Rows from a dataset of charts and code:
-.-.-

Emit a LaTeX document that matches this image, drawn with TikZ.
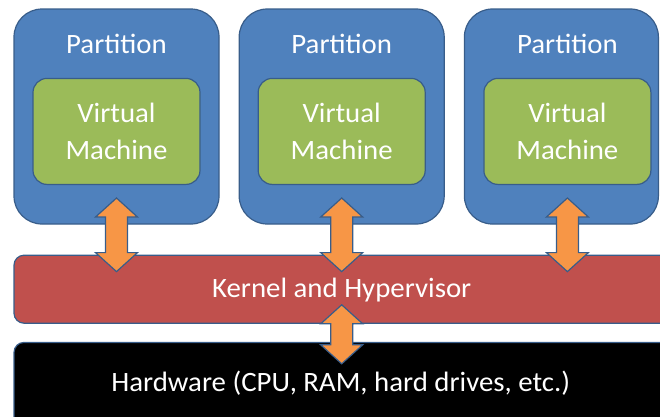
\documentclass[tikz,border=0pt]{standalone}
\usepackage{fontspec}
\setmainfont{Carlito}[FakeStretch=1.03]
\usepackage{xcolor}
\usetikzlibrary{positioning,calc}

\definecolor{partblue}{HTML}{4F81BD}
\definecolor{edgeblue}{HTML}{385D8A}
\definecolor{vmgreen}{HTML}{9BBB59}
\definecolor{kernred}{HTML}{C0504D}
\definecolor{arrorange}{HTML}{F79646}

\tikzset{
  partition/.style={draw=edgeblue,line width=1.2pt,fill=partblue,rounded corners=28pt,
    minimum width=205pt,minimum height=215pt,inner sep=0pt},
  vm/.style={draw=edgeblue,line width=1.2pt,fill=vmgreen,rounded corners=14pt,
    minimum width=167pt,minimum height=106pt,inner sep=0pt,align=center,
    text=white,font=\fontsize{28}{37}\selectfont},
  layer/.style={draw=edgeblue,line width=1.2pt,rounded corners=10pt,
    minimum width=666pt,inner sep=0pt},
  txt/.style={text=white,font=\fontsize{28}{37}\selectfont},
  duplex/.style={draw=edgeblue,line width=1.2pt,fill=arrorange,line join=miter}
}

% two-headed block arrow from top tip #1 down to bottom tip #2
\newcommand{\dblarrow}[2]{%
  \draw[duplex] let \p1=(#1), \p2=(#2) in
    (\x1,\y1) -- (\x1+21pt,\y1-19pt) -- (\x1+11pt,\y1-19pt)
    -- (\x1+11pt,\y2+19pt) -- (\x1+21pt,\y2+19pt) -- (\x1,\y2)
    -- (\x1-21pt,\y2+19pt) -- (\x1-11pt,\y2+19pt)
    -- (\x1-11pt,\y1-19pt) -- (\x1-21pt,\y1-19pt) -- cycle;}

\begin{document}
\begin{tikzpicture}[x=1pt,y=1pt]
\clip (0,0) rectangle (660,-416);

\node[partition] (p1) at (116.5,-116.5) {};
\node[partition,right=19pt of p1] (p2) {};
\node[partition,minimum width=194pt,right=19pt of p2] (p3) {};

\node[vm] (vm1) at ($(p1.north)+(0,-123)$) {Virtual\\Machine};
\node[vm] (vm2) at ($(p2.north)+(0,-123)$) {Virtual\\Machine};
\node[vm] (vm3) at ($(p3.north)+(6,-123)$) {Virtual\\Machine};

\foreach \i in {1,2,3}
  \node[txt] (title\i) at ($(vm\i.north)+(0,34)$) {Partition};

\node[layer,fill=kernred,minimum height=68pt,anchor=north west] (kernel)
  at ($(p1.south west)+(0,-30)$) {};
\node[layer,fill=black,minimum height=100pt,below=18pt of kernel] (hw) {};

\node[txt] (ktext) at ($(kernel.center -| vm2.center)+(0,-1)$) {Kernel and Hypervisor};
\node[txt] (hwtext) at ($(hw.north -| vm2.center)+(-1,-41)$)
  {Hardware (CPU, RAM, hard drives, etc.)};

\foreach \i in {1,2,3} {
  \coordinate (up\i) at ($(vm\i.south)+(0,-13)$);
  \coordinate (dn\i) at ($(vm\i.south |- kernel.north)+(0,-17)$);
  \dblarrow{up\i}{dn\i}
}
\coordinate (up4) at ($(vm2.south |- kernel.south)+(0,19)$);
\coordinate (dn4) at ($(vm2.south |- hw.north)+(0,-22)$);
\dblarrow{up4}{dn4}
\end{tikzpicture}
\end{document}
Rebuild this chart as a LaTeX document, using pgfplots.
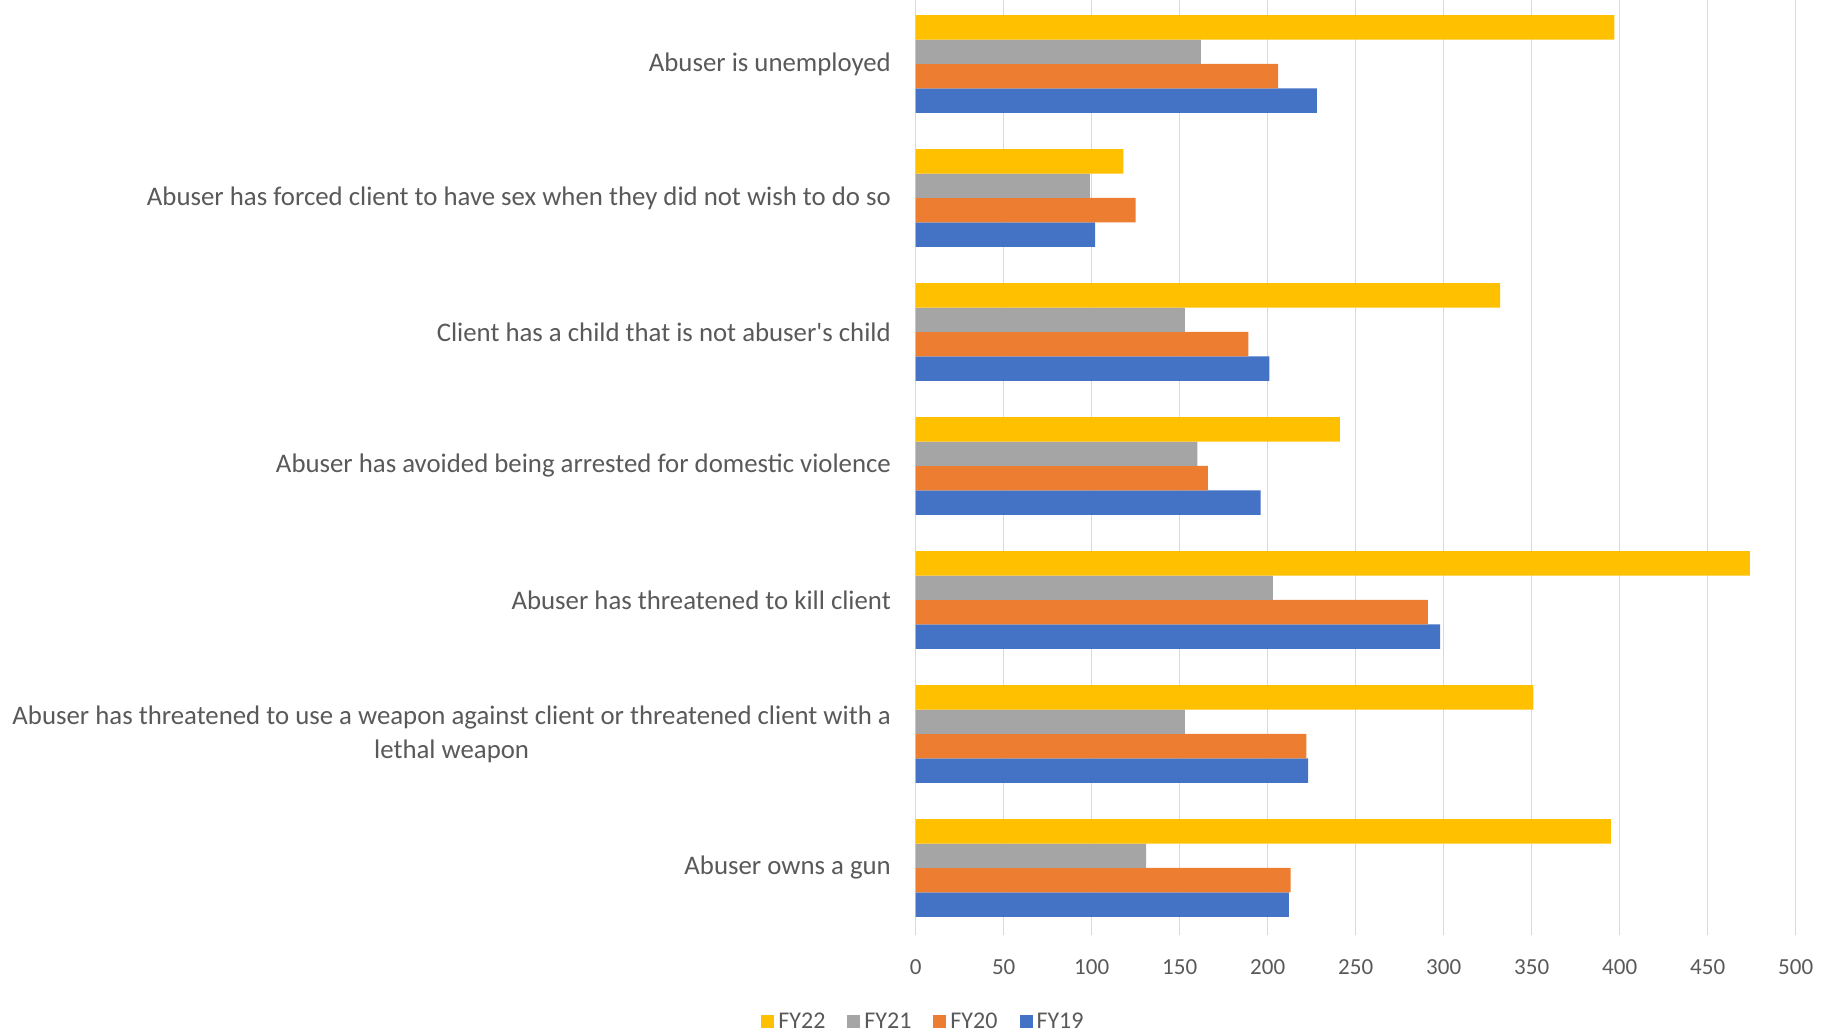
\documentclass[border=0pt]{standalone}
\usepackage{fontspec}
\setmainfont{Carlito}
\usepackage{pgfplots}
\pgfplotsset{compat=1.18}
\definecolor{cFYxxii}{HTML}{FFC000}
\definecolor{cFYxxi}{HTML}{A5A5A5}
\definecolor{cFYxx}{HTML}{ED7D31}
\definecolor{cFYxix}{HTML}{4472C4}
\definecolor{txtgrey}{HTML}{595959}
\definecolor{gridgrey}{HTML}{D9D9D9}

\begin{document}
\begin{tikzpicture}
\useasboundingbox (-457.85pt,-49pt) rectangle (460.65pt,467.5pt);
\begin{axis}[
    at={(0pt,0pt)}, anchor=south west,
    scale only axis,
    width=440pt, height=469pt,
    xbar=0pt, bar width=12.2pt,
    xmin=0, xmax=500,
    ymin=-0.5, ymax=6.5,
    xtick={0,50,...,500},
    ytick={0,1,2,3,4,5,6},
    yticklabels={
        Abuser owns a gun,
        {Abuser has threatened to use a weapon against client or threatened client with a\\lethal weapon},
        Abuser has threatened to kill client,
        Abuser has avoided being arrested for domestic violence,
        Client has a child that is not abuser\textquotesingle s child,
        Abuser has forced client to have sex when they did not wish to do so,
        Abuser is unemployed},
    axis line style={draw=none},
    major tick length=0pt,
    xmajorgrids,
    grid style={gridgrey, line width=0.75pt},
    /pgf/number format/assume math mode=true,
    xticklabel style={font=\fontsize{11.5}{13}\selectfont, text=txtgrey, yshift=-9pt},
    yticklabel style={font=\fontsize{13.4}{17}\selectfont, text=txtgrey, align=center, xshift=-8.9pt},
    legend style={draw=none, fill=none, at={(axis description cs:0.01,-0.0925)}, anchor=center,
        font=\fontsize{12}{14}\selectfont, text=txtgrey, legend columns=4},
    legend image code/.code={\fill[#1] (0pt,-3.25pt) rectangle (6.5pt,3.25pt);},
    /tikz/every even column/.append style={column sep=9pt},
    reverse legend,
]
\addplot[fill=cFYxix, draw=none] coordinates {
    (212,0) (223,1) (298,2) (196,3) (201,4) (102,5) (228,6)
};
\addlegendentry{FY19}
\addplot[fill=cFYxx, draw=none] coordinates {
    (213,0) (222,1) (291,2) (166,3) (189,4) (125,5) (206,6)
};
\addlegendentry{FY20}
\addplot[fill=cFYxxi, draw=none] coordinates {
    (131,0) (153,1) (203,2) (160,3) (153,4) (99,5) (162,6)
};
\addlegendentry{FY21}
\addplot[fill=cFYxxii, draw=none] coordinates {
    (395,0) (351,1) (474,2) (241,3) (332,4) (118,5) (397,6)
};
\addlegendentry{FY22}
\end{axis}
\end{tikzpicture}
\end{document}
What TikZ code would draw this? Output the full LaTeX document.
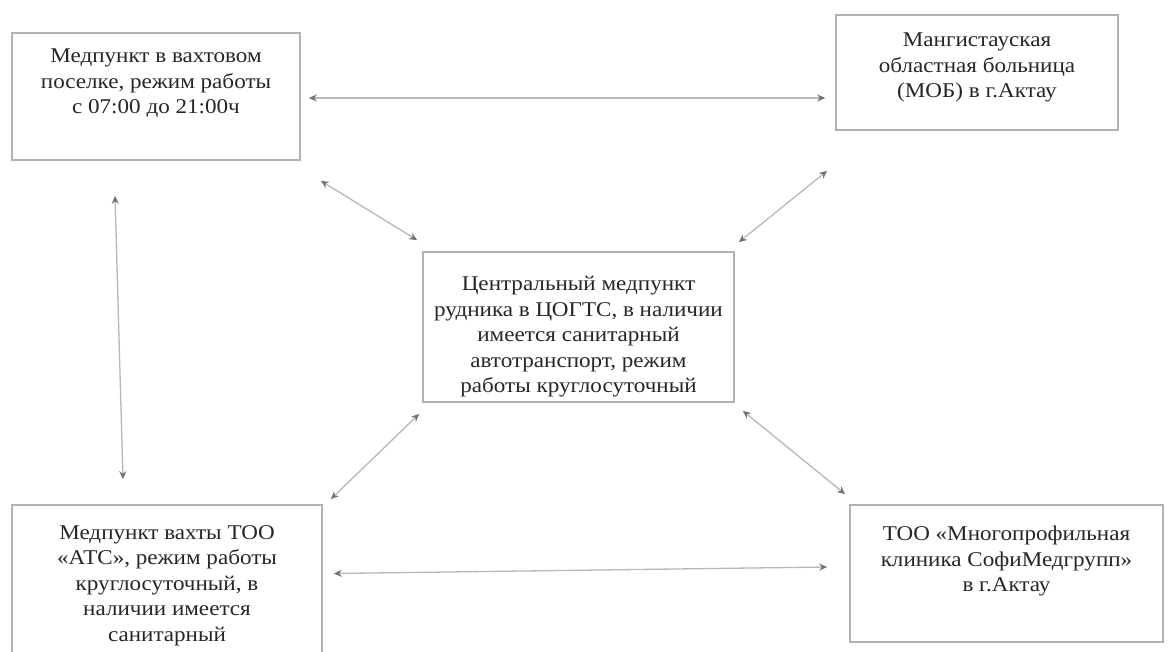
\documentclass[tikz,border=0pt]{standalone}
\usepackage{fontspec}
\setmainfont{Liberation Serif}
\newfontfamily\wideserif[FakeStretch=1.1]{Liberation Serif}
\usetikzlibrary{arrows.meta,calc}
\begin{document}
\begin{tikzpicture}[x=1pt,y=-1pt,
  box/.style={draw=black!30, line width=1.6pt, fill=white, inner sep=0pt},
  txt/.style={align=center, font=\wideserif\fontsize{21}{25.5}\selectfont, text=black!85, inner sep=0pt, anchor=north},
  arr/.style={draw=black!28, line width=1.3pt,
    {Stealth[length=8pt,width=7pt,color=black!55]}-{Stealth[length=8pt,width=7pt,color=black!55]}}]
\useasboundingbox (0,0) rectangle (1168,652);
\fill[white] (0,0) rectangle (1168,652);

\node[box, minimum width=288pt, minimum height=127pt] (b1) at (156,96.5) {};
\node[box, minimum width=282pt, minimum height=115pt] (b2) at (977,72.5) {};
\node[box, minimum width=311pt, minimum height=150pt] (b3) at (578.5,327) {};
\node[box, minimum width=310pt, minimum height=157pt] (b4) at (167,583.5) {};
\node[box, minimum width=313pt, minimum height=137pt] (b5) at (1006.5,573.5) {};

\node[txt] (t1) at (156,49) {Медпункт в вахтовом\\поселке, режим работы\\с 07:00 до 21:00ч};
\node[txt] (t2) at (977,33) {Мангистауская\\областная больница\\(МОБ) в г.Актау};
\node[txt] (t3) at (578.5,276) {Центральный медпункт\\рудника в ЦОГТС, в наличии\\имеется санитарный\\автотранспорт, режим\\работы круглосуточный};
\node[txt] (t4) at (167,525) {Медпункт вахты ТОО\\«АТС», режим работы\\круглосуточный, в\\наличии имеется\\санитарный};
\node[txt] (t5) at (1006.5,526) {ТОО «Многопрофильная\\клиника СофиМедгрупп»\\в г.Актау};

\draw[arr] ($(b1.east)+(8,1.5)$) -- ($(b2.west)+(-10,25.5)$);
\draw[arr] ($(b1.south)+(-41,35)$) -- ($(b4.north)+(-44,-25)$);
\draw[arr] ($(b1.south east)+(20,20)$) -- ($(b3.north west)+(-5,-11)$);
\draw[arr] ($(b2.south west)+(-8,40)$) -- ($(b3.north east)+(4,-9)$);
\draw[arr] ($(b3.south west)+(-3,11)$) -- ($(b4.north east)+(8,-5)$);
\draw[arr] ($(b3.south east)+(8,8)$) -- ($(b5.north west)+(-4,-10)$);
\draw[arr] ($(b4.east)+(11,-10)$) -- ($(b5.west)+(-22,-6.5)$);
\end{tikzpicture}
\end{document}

-.-.-

> [THE REQUEST]
The required output is the lines from the one containing "What TikZ code" through the end of the records above, reproduced exactly, with no pictures.

> [WORKED SOLUTION]
What TikZ code would draw this? Output the full LaTeX document.
\documentclass[tikz,border=0pt]{standalone}
\usepackage{fontspec}
\setmainfont{Liberation Serif}
\newfontfamily\wideserif[FakeStretch=1.1]{Liberation Serif}
\usetikzlibrary{arrows.meta,calc}
\begin{document}
\begin{tikzpicture}[x=1pt,y=-1pt,
  box/.style={draw=black!30, line width=1.6pt, fill=white, inner sep=0pt},
  txt/.style={align=center, font=\wideserif\fontsize{21}{25.5}\selectfont, text=black!85, inner sep=0pt, anchor=north},
  arr/.style={draw=black!28, line width=1.3pt,
    {Stealth[length=8pt,width=7pt,color=black!55]}-{Stealth[length=8pt,width=7pt,color=black!55]}}]
\useasboundingbox (0,0) rectangle (1168,652);
\fill[white] (0,0) rectangle (1168,652);

\node[box, minimum width=288pt, minimum height=127pt] (b1) at (156,96.5) {};
\node[box, minimum width=282pt, minimum height=115pt] (b2) at (977,72.5) {};
\node[box, minimum width=311pt, minimum height=150pt] (b3) at (578.5,327) {};
\node[box, minimum width=310pt, minimum height=157pt] (b4) at (167,583.5) {};
\node[box, minimum width=313pt, minimum height=137pt] (b5) at (1006.5,573.5) {};

\node[txt] (t1) at (156,49) {Медпункт в вахтовом\\поселке, режим работы\\с 07:00 до 21:00ч};
\node[txt] (t2) at (977,33) {Мангистауская\\областная больница\\(МОБ) в г.Актау};
\node[txt] (t3) at (578.5,276) {Центральный медпункт\\рудника в ЦОГТС, в наличии\\имеется санитарный\\автотранспорт, режим\\работы круглосуточный};
\node[txt] (t4) at (167,525) {Медпункт вахты ТОО\\«АТС», режим работы\\круглосуточный, в\\наличии имеется\\санитарный};
\node[txt] (t5) at (1006.5,526) {ТОО «Многопрофильная\\клиника СофиМедгрупп»\\в г.Актау};

\draw[arr] ($(b1.east)+(8,1.5)$) -- ($(b2.west)+(-10,25.5)$);
\draw[arr] ($(b1.south)+(-41,35)$) -- ($(b4.north)+(-44,-25)$);
\draw[arr] ($(b1.south east)+(20,20)$) -- ($(b3.north west)+(-5,-11)$);
\draw[arr] ($(b2.south west)+(-8,40)$) -- ($(b3.north east)+(4,-9)$);
\draw[arr] ($(b3.south west)+(-3,11)$) -- ($(b4.north east)+(8,-5)$);
\draw[arr] ($(b3.south east)+(8,8)$) -- ($(b5.north west)+(-4,-10)$);
\draw[arr] ($(b4.east)+(11,-10)$) -- ($(b5.west)+(-22,-6.5)$);
\end{tikzpicture}
\end{document}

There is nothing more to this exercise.